Mais uma vez, quando falta argumento para justificar os objetivos que este Governo, o PSD e o CDS prosseguem, vêm para cima da mesa alguns exemplos de câmaras municipais. E, mais uma vez, explicamos: relativamente aos exemplos de Setúbal ou de Évora, sabe perfeitamente que os contratos não foram feitos sob gestão da CDU, sabe perfeitamente que os contratos foram da responsabilidade do Partido Socialista e sabe perfeitamente que estes contratos foram feitos de tal forma — de uma forma leonina e ruinosa para a gestão pública — que qualquer iniciativa que houvesse iria conduzir à falência dos municípios.

Por isso, não venha com essas questões porque não são essas as questões que estão aqui a ser colocadas. O que está aqui em causa, Srs. Deputados do PSD e do CDS, é que os senhores dizem que é uma falsa questão, que não há qualquer objetivo de privatização com esta reestruturação.

Pois bem, Sr. Deputado, no guião da reforma do Estado, apresentado por este Governo, diz-se que «na reestruturação empresarial do setor das águas, ponderando a sua concessão (…)». E não vale a pena estar a discutir os conceitos, pois podem chamar-lhe «concessão», «externalização», «PPP», «privatização», o que entenderem, a verdade é que tudo estão a fazer para criar as condições para que efetivamente se entregue — ou neste Governo ou, na vossa perspetiva, preparando o caminho para o futuro — a gestão destes serviços públicos às entidades privadas. Este é o grande objetivo.
Foi assim que fizeram com a EGF, cujo processo está em curso.

Ora, sendo a água um bem essencial à vida, obviamente que há um grande interesse, que não é de hoje, é velho, por parte das entidades privadas para abocanharem este setor, porque sabem que ninguém vive sem água, pelo que é um lucro garantido. Como ninguém vive sem água, têm um lucro garantido.

Srs. Deputados, para terminar, queria dizer o seguinte: a propósito das remunicipalizações, de que eu falava há pouco e acerca do que referi que o que está a fazer-se em vários países é a retomar o controlo público de serviços públicos que estavam sob gestão privada, a verdade é que essas privatizações, que disseram não ter qualquer problema, criaram inúmeros problemas nesses países, e era bom podermos olhar também para isso.

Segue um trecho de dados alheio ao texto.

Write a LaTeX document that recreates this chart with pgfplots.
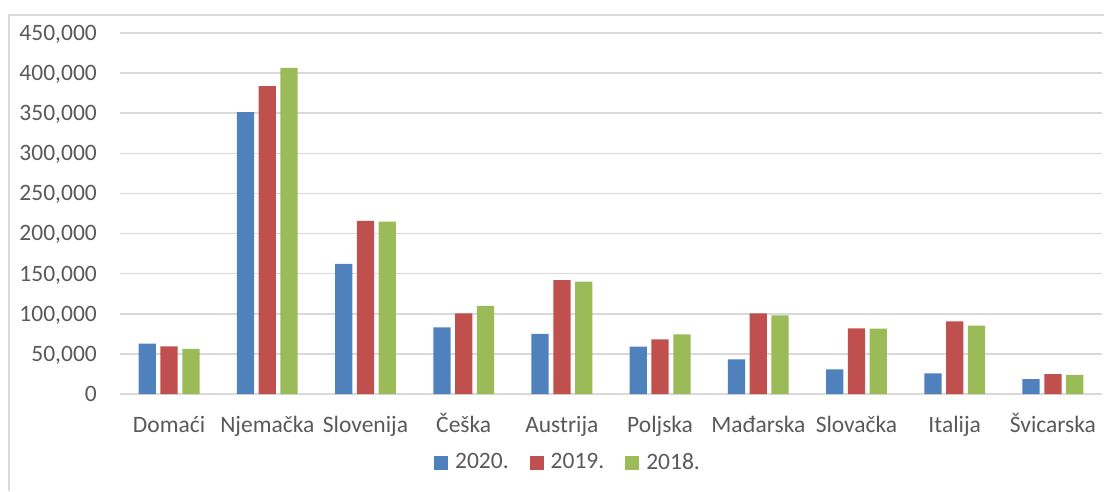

De facto, devíamos olhar para o desempenho medíocre das empresas privadas, o subinvestimento, o aumento brutal das tarifas, a dificuldade em monitorizar os operadores privados, a falta de transparência financeira. Que mais precisa de saber quanto ao que se passou noutros países? O que querem fazer, em Portugal, é isso. Mas não vão contar com o PCP para privatizar serviços essenciais à população.